-- start --

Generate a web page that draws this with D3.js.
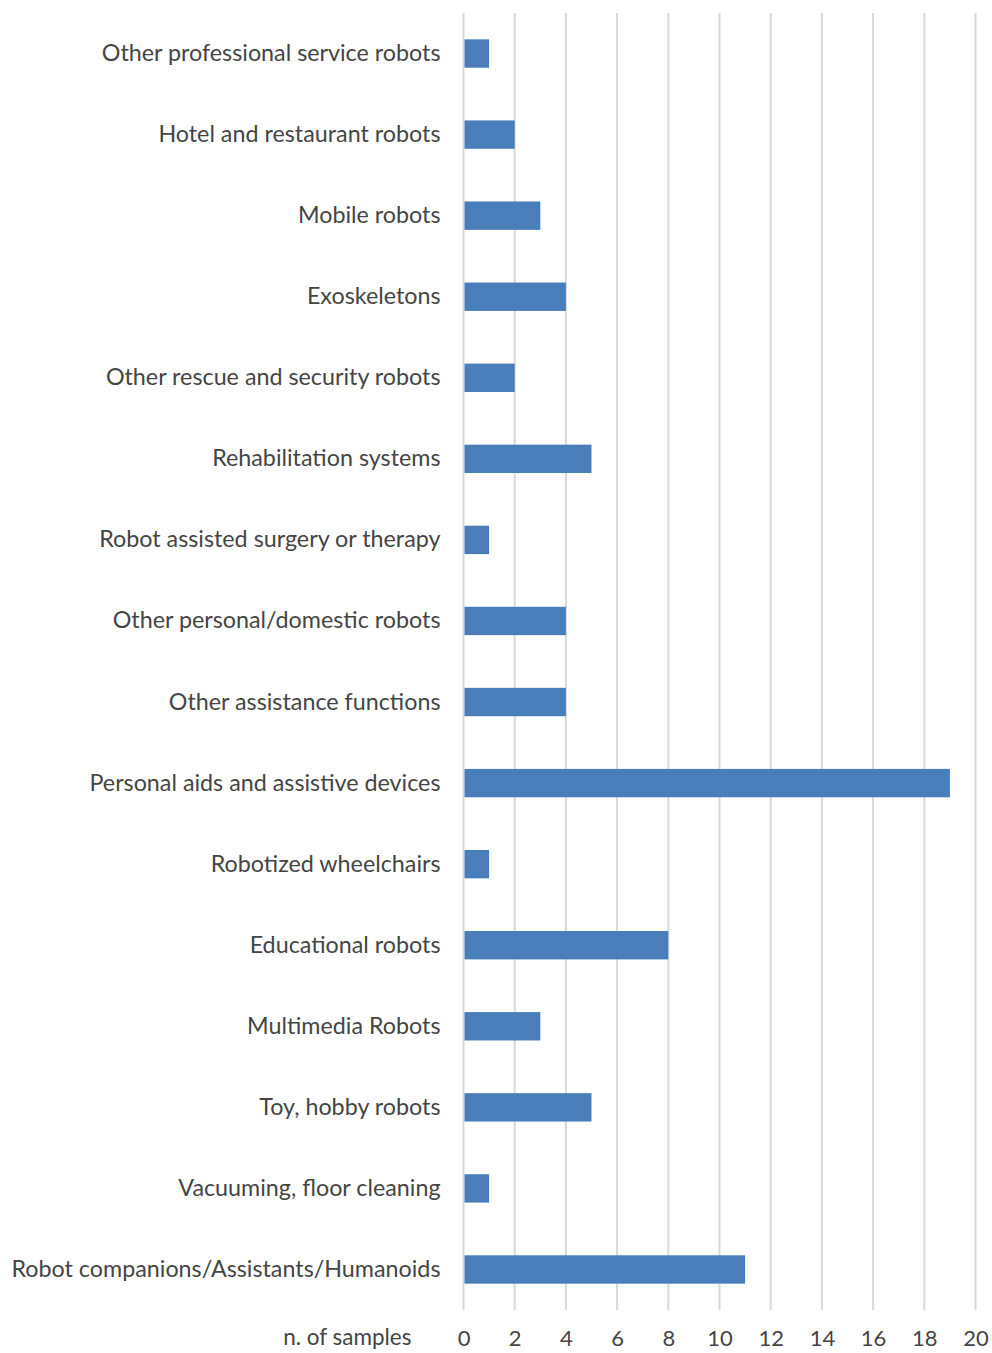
<!DOCTYPE html>
<html>
<head>
<meta charset="utf-8">
<script src="https://cdn.jsdelivr.net/npm/d3@7"></script>
<style>
  body { margin: 0; background: #fff; }
  text { font-family: Lato, "Open Sans", sans-serif; fill: #454545; }
</style>
</head>
<body>
<div id="chart"></div>
<script>
// categories, top to bottom
var categories = [
    "Other professional service robots",
    "Hotel and restaurant robots",
    "Mobile robots",
    "Exoskeletons",
    "Other rescue and security robots",
    "Rehabilitation systems",
    "Robot assisted surgery or therapy",
    "Other personal/domestic robots",
    "Other assistance functions",
    "Personal aids and assistive devices",
    "Robotized wheelchairs",
    "Educational robots",
    "Multimedia Robots",
    "Toy, hobby robots",
    "Vacuuming, floor cleaning",
    "Robot companions/Assistants/Humanoids"
];
var samples = [1, 2, 3, 4, 2, 5, 1, 4, 4, 19, 1, 8, 3, 5, 1, 11];
var xTicks = [0, 2, 4, 6, 8, 10, 12, 14, 16, 18, 20];
var xTitle = "n. of samples";

var W = 992, H = 1353;
var margin = {top: 13, right: 16, bottom: 43, left: 463.5},
    width = W - margin.left - margin.right,
    height = H - margin.top - margin.bottom;

var svg = d3.select("#chart").append("svg")
    .attr("width", W)
    .attr("height", H)
    .append("g")
    .attr("transform", "translate(" + margin.left + "," + margin.top + ")");

var x = d3.scaleLinear().domain([0, 20]).range([0, 512]);
var y = d3.scaleBand().domain(categories).range([0, height]).paddingInner(0.65).paddingOuter(0.325);

// vertical grid lines
svg.selectAll(".grid")
    .data(xTicks)
    .enter().append("line")
    .attr("class", "grid")
    .attr("x1", function(d) { return x(d); })
    .attr("x2", function(d) { return x(d); })
    .attr("y1", 0)
    .attr("y2", height)
    .style("stroke", "#d9d9d9")
    .style("stroke-width", 2);

// bars
svg.selectAll(".bar")
    .data(categories)
    .enter().append("rect")
    .attr("class", "bar")
    .attr("x", x(0) + 1)
    .attr("y", function(d) { return y(d); })
    .attr("width", function(d, i) { return x(samples[i]) - x(0) - 1; })
    .attr("height", y.bandwidth())
    .style("fill", "#4a7ebb");

// category labels
svg.append("g")
    .call(d3.axisLeft(y).tickSize(0).tickPadding(23))
    .call(function(g) { g.select(".domain").remove(); })
    .selectAll("text")
    .style("font-family", "Lato, 'Open Sans', sans-serif")
    .style("font-size", "23.3px")
    .style("fill", "#454545");

// x axis labels
svg.append("g")
    .attr("transform", "translate(0," + height + ")")
    .call(d3.axisBottom(x).tickValues(xTicks).tickSize(0).tickPadding(20))
    .call(function(g) { g.select(".domain").remove(); })
    .selectAll("text")
    .style("font-family", "Lato, 'Open Sans', sans-serif")
    .style("font-size", "22px")
    .style("fill", "#454545");

svg.append("text")
    .attr("x", -52)
    .attr("y", height + 35)
    .attr("text-anchor", "end")
    .style("font-size", "22.5px")
    .text(xTitle);
</script>
</body>
</html>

-- end --

--- Exercise task ---
Please write out all of the material above without changing a word, and omit any pictures.

--- The completed task ---
Generate a web page that draws this with D3.js.
<!DOCTYPE html>
<html>
<head>
<meta charset="utf-8">
<script src="https://cdn.jsdelivr.net/npm/d3@7"></script>
<style>
  body { margin: 0; background: #fff; }
  text { font-family: Lato, "Open Sans", sans-serif; fill: #454545; }
</style>
</head>
<body>
<div id="chart"></div>
<script>
// categories, top to bottom
var categories = [
    "Other professional service robots",
    "Hotel and restaurant robots",
    "Mobile robots",
    "Exoskeletons",
    "Other rescue and security robots",
    "Rehabilitation systems",
    "Robot assisted surgery or therapy",
    "Other personal/domestic robots",
    "Other assistance functions",
    "Personal aids and assistive devices",
    "Robotized wheelchairs",
    "Educational robots",
    "Multimedia Robots",
    "Toy, hobby robots",
    "Vacuuming, floor cleaning",
    "Robot companions/Assistants/Humanoids"
];
var samples = [1, 2, 3, 4, 2, 5, 1, 4, 4, 19, 1, 8, 3, 5, 1, 11];
var xTicks = [0, 2, 4, 6, 8, 10, 12, 14, 16, 18, 20];
var xTitle = "n. of samples";

var W = 992, H = 1353;
var margin = {top: 13, right: 16, bottom: 43, left: 463.5},
    width = W - margin.left - margin.right,
    height = H - margin.top - margin.bottom;

var svg = d3.select("#chart").append("svg")
    .attr("width", W)
    .attr("height", H)
    .append("g")
    .attr("transform", "translate(" + margin.left + "," + margin.top + ")");

var x = d3.scaleLinear().domain([0, 20]).range([0, 512]);
var y = d3.scaleBand().domain(categories).range([0, height]).paddingInner(0.65).paddingOuter(0.325);

// vertical grid lines
svg.selectAll(".grid")
    .data(xTicks)
    .enter().append("line")
    .attr("class", "grid")
    .attr("x1", function(d) { return x(d); })
    .attr("x2", function(d) { return x(d); })
    .attr("y1", 0)
    .attr("y2", height)
    .style("stroke", "#d9d9d9")
    .style("stroke-width", 2);

// bars
svg.selectAll(".bar")
    .data(categories)
    .enter().append("rect")
    .attr("class", "bar")
    .attr("x", x(0) + 1)
    .attr("y", function(d) { return y(d); })
    .attr("width", function(d, i) { return x(samples[i]) - x(0) - 1; })
    .attr("height", y.bandwidth())
    .style("fill", "#4a7ebb");

// category labels
svg.append("g")
    .call(d3.axisLeft(y).tickSize(0).tickPadding(23))
    .call(function(g) { g.select(".domain").remove(); })
    .selectAll("text")
    .style("font-family", "Lato, 'Open Sans', sans-serif")
    .style("font-size", "23.3px")
    .style("fill", "#454545");

// x axis labels
svg.append("g")
    .attr("transform", "translate(0," + height + ")")
    .call(d3.axisBottom(x).tickValues(xTicks).tickSize(0).tickPadding(20))
    .call(function(g) { g.select(".domain").remove(); })
    .selectAll("text")
    .style("font-family", "Lato, 'Open Sans', sans-serif")
    .style("font-size", "22px")
    .style("fill", "#454545");

svg.append("text")
    .attr("x", -52)
    .attr("y", height + 35)
    .attr("text-anchor", "end")
    .style("font-size", "22.5px")
    .text(xTitle);
</script>
</body>
</html>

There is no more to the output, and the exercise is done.